## start

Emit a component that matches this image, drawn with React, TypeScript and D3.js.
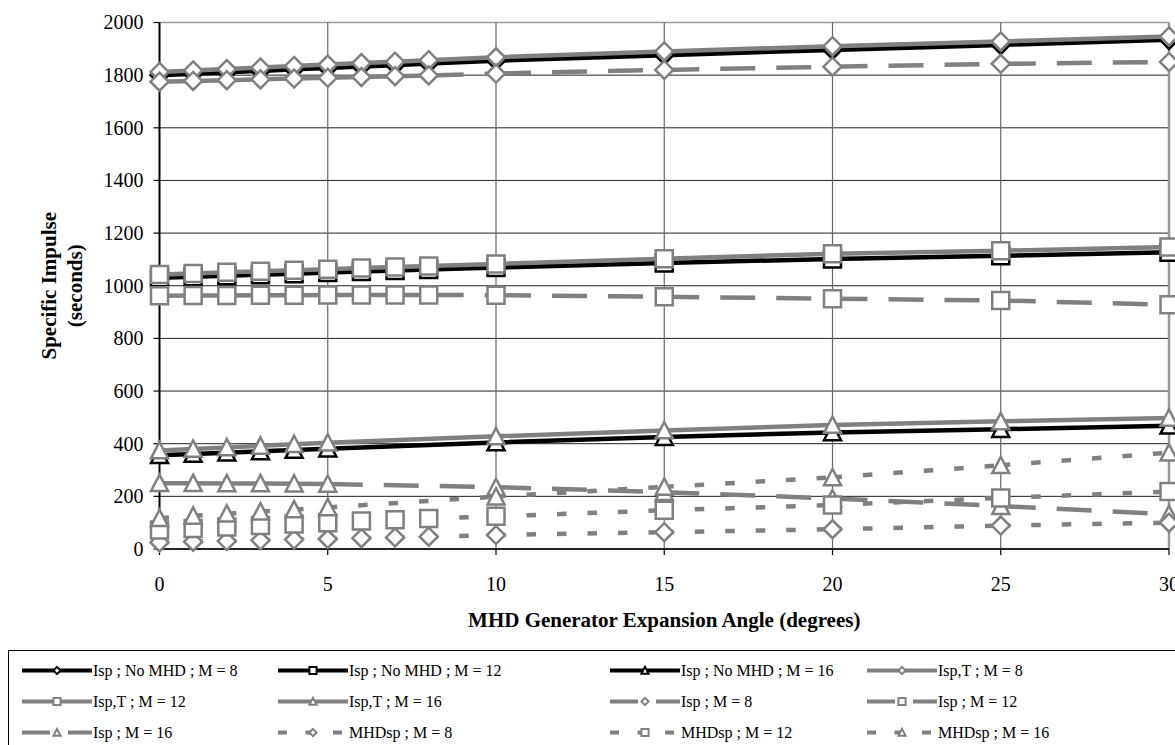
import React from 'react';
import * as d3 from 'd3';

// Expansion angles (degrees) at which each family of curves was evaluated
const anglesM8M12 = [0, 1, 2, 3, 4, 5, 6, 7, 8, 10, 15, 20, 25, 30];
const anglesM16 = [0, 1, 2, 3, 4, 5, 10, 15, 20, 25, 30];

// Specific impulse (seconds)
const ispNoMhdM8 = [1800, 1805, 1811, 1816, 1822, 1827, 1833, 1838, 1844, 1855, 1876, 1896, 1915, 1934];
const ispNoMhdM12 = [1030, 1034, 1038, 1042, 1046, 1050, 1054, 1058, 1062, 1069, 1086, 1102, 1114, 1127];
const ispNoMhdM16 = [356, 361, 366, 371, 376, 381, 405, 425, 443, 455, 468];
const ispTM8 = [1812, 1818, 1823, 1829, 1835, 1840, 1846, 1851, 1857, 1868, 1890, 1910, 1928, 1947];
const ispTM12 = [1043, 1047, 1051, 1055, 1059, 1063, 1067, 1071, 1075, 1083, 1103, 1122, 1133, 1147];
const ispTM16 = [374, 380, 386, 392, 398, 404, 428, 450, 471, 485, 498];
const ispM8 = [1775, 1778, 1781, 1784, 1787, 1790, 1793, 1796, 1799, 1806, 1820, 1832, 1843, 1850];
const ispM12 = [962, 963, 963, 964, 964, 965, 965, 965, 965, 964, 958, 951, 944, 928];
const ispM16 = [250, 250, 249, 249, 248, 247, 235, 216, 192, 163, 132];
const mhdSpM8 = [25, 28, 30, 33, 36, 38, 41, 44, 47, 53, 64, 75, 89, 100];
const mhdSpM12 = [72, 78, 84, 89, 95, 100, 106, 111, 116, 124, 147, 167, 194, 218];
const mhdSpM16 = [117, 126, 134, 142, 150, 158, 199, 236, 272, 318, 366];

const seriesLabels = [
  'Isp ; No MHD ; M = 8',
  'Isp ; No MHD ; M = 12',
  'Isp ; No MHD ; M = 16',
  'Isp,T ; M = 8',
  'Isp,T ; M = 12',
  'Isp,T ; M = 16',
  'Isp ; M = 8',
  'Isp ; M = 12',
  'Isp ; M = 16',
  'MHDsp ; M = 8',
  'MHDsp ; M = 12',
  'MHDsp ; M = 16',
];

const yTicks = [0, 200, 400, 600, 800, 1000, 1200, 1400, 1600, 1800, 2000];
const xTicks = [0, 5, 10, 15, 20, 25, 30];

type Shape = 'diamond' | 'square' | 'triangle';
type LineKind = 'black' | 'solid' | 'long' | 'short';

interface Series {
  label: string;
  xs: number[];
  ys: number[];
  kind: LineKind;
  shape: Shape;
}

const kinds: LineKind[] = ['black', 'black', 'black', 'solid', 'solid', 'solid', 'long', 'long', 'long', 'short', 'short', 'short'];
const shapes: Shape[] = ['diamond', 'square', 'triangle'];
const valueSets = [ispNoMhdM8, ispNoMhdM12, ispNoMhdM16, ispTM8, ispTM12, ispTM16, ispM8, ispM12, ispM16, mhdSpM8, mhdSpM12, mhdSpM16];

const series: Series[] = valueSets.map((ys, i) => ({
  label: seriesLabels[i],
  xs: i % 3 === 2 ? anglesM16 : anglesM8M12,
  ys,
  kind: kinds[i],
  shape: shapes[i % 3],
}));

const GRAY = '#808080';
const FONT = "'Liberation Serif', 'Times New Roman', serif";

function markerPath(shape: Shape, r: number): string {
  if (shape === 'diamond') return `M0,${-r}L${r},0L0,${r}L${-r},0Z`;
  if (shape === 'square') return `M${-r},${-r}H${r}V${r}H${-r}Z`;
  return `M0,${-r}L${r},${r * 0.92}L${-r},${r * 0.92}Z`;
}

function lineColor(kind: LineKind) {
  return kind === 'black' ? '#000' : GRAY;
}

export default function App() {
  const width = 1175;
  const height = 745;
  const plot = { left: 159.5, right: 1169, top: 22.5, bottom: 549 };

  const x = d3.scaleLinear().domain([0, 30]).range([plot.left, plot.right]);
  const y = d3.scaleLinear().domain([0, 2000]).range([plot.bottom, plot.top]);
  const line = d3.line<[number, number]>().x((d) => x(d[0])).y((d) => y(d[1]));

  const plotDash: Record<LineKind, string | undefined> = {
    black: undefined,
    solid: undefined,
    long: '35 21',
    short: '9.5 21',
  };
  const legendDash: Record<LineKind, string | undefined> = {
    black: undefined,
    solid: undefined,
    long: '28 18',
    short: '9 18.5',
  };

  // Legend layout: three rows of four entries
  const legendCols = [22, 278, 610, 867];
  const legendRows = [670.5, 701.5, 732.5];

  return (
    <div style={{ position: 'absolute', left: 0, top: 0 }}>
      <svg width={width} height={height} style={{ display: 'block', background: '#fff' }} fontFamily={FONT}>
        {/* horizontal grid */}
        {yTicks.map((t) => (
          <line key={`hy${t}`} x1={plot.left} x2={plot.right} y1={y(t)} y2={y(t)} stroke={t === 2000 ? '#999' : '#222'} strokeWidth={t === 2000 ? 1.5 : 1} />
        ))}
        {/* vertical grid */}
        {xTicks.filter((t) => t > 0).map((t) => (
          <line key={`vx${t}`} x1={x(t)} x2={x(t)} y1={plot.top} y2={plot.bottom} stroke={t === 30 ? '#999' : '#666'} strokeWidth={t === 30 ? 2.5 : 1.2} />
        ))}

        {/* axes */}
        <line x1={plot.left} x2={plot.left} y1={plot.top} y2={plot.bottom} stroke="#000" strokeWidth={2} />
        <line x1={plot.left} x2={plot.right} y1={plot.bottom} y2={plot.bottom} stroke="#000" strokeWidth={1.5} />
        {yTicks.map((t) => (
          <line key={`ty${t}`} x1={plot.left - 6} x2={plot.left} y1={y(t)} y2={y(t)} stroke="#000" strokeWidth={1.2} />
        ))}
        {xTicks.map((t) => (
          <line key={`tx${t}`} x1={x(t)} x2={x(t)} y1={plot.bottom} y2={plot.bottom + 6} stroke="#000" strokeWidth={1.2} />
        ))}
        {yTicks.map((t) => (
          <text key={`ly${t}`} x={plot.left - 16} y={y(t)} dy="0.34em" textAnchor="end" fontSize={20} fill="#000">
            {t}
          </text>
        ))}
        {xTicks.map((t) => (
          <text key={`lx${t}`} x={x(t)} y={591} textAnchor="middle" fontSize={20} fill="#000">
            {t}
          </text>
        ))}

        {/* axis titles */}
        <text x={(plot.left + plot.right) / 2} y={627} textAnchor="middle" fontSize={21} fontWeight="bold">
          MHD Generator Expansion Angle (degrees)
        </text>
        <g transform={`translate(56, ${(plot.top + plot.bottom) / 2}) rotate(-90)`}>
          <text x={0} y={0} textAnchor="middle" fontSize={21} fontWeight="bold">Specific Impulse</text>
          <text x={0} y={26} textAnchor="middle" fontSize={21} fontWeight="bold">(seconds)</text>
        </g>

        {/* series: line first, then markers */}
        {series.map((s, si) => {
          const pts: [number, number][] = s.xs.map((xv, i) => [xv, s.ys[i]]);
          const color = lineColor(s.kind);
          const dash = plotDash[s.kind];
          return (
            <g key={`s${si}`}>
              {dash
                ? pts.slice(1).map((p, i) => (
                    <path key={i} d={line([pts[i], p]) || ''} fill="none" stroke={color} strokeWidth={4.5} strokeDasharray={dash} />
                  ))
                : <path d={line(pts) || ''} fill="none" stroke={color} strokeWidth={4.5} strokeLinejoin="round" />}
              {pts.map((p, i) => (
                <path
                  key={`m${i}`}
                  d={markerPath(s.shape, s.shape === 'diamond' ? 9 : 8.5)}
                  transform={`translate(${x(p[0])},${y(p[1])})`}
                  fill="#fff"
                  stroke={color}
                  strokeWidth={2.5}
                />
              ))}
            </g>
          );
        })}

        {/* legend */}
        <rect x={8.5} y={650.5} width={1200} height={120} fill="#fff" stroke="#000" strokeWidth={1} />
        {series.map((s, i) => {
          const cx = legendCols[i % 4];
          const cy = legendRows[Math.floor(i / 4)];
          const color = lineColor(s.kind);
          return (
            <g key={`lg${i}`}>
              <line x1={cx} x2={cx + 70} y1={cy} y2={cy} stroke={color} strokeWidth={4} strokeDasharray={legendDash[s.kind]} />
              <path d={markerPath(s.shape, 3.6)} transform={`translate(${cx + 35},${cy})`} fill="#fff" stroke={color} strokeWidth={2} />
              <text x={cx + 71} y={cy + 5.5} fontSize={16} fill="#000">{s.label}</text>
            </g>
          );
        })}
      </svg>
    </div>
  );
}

## end

# SET EXERCISE
Starting at the top of the listing above, please restate word for word each line up to and including the one that holds "4, 5, 10, 15, 20, 25, 30];", omitting every image.

# SOLUTION
Emit a component that matches this image, drawn with React, TypeScript and D3.js.
import React from 'react';
import * as d3 from 'd3';

// Expansion angles (degrees) at which each family of curves was evaluated
const anglesM8M12 = [0, 1, 2, 3, 4, 5, 6, 7, 8, 10, 15, 20, 25, 30];
const anglesM16 = [0, 1, 2, 3, 4, 5, 10, 15, 20, 25, 30];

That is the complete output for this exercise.